Once the Belgians had shown them what genuine footballing talent is all about, many of the Americans on social media descended into the schoolboy boastful ways of their man in the White House.
Yeah, well, have you got one of these, one supposed military veteran asked, posting a picture of a massive aircraft carrier. I say supposed because most of us who actually have seen serious action don’t see killing machines as worth boasting about.
Then came the debate about: Yeah, well, our athletes are the best in the world and if we played soccer instead of American football, baseball and ice hockey, we’d be the world champions in soccer.
It was amazing to see how much tribal loyalty a simple sorting contest could generate among US social media users. Most of the thinnest-skinned were, of course, white males, many of whom professed to be strong Christians and clearly devotees of the MAGA (Make America Great Again) cult.

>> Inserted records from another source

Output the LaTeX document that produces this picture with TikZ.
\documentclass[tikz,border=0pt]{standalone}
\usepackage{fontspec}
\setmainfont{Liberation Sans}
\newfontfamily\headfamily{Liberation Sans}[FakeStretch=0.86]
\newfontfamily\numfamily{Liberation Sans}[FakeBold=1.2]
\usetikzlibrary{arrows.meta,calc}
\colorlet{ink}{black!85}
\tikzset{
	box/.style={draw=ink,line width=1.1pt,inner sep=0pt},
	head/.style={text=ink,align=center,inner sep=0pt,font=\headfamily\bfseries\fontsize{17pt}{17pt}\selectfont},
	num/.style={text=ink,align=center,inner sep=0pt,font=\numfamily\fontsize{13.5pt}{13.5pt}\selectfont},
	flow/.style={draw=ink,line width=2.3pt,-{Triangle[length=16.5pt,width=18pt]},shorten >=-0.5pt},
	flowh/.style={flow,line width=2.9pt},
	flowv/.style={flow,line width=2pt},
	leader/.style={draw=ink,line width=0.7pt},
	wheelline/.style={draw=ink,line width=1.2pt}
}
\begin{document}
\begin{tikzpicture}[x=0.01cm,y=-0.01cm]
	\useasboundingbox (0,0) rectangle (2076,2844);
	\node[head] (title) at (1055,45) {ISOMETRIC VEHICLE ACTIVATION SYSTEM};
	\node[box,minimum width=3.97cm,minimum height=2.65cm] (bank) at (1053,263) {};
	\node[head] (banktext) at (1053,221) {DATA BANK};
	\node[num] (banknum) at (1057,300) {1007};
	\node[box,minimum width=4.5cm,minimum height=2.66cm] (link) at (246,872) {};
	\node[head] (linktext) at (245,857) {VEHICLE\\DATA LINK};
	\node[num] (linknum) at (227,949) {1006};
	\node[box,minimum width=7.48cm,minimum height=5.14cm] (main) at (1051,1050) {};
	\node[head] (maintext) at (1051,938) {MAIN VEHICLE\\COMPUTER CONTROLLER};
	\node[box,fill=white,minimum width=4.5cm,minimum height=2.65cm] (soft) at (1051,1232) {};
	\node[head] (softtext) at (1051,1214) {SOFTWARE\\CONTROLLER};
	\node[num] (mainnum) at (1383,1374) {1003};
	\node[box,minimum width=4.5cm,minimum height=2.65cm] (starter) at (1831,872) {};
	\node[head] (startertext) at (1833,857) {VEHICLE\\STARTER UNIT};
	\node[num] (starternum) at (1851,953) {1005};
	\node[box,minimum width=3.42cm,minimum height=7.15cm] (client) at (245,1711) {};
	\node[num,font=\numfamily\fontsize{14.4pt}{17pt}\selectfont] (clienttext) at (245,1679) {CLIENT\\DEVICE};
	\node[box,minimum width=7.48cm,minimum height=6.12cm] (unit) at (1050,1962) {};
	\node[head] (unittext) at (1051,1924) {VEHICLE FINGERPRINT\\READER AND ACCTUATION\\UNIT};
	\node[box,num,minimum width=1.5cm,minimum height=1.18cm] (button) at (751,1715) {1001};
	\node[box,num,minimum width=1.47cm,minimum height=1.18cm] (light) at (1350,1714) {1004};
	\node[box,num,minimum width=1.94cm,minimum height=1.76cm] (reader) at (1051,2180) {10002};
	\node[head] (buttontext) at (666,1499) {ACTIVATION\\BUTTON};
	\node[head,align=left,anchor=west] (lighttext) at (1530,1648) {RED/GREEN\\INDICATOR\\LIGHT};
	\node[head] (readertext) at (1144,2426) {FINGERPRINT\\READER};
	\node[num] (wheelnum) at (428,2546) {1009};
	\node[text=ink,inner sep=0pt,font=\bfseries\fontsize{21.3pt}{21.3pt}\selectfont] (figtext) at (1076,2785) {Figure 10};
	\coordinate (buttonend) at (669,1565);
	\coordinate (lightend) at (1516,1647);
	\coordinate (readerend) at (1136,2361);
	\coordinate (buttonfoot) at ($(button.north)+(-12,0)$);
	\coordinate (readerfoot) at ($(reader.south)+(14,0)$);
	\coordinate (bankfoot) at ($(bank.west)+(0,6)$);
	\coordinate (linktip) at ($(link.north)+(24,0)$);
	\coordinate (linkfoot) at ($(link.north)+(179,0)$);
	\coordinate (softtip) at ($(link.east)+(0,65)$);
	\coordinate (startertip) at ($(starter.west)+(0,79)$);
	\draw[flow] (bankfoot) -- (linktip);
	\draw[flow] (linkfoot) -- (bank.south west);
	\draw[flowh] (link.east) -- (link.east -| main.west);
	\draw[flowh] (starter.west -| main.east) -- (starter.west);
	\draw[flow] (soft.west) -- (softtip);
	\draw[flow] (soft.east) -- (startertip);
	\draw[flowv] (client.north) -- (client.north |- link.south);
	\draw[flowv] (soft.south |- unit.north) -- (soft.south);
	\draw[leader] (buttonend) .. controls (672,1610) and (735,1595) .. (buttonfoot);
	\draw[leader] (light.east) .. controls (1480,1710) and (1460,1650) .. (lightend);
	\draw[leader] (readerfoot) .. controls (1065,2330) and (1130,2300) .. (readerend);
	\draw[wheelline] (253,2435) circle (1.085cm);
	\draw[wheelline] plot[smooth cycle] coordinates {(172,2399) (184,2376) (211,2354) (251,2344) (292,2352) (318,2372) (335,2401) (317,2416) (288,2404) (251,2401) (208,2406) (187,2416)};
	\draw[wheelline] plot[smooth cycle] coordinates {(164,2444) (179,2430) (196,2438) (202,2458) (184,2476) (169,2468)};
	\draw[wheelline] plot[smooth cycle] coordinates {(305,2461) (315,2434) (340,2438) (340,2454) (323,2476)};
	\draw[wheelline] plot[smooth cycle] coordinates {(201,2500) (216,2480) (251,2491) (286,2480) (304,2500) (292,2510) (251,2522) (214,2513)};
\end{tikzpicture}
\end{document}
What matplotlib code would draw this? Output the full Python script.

I could understand, then, why much of the world regards the US with suspicion and regards the country as a warmonger, rather than the peacemaker role it believes it fulfils.
Which is all a great pity, because I once regarded America as a beacon of hope for democracy – where different views were tolerated, there was a welcoming live-and-let-live society and where many were prepared to give up their lives for justice.
On the other hand, my daughter-in-law is an American, highly intelligent, hard-working and caring and, despite coming from a place like Texas, believes in science and logic (she’d have to, she’s an engineer with an MBA).
She personifies that young, professional generation which has long since broken out of the splendid isolationism of their forebears, working and forming relationships all over the world.
I am hoping that, once Trump departs the political stage in three-and-a-bit years’ time, the pendulum will swing back towards the old relaxed, confident, multicultural society which has always been regarded as being bigger than the sum of its individual parts.
I’d like that place to be one my granddaughter can be proud of, just as I hope she will be able to boast one day about her African roots, too.